#### What the task requires
Transcribe word for word only the span whose first line is the one with "Emit a Python" and whose last line is the one with "import plotly.graph_objects as go"; both of those lines belong to it.

#### Data lines

** BEGIN **

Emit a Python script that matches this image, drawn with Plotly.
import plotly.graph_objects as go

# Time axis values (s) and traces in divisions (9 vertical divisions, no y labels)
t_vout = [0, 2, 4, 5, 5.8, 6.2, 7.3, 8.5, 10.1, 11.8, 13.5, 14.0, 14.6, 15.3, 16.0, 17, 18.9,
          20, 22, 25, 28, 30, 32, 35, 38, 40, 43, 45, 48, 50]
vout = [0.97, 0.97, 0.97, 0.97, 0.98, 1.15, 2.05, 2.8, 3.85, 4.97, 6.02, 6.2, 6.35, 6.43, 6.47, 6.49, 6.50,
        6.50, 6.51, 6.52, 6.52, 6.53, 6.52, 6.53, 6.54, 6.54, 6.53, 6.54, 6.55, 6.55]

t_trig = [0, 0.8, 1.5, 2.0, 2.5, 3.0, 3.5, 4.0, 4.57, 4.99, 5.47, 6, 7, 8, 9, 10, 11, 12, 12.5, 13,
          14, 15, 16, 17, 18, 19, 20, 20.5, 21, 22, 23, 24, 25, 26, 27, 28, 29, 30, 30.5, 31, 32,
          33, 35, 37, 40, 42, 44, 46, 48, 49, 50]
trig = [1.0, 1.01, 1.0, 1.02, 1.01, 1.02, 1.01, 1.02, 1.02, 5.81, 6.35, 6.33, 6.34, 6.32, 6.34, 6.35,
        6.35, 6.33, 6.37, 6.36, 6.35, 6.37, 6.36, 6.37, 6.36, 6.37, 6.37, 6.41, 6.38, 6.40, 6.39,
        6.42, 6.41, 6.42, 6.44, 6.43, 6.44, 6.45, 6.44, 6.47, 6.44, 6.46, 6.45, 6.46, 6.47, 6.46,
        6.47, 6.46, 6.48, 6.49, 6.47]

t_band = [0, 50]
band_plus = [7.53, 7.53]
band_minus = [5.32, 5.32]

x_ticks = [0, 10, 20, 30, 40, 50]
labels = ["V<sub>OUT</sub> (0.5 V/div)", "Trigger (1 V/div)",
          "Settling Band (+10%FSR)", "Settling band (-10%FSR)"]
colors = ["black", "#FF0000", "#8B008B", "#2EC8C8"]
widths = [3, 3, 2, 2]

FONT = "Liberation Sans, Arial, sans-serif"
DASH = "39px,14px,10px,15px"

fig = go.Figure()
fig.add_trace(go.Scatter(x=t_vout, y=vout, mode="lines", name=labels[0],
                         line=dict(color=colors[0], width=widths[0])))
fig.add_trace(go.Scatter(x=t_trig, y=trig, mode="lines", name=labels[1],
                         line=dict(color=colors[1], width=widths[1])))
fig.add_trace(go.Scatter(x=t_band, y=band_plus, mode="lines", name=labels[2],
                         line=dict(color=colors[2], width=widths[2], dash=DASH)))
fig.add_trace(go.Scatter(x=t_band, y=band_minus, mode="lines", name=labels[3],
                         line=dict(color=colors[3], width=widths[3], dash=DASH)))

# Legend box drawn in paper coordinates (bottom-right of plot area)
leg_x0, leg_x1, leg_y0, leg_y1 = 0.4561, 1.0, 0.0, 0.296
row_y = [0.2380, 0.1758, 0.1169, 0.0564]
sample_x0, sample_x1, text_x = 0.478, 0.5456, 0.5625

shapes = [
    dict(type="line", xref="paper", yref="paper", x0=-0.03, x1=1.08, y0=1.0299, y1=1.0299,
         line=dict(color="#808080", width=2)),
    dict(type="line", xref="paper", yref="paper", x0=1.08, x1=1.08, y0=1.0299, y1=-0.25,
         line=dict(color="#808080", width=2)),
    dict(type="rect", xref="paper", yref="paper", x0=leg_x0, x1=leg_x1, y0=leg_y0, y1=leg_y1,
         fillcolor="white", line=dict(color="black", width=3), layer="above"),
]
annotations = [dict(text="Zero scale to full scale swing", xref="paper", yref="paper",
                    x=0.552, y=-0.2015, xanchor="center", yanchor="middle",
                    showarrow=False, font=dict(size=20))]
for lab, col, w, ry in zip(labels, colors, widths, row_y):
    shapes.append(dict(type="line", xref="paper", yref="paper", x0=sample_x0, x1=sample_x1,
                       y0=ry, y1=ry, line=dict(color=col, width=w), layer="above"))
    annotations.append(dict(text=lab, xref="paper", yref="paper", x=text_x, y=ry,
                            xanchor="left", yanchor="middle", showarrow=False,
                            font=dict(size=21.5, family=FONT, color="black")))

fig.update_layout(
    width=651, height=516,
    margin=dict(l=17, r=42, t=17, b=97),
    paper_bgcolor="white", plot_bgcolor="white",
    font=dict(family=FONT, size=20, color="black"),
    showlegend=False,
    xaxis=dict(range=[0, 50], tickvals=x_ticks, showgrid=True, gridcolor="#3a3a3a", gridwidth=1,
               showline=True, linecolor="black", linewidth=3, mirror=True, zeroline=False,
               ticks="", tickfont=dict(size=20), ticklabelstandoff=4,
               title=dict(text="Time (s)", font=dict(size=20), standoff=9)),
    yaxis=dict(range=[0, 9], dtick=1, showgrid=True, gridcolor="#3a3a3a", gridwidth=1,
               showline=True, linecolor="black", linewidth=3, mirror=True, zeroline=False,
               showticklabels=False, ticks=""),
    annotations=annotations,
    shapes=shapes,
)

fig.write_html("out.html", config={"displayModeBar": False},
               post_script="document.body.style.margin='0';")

** END **
** BEGIN **

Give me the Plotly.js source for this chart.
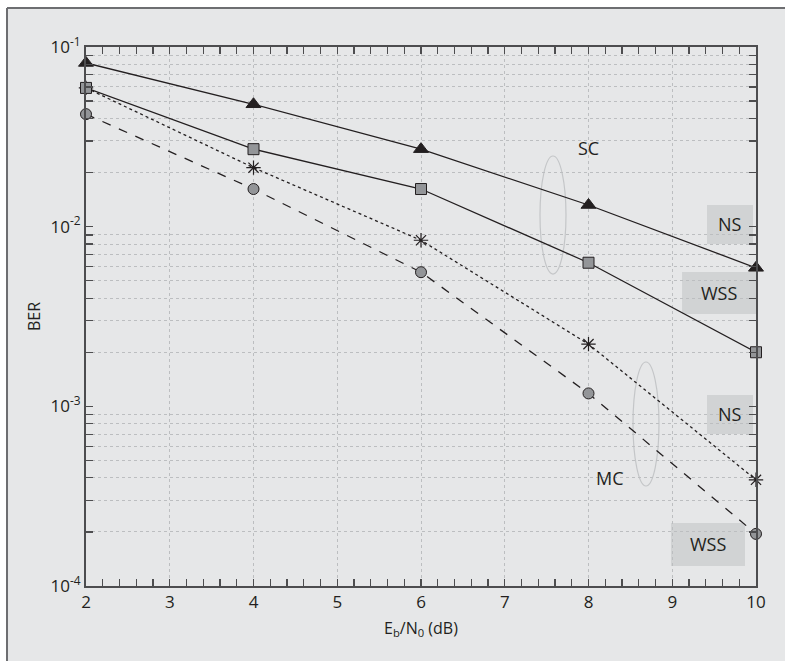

** END **

#### Solution to this problem
Emit a Python script that matches this image, drawn with Plotly.
import plotly.graph_objects as go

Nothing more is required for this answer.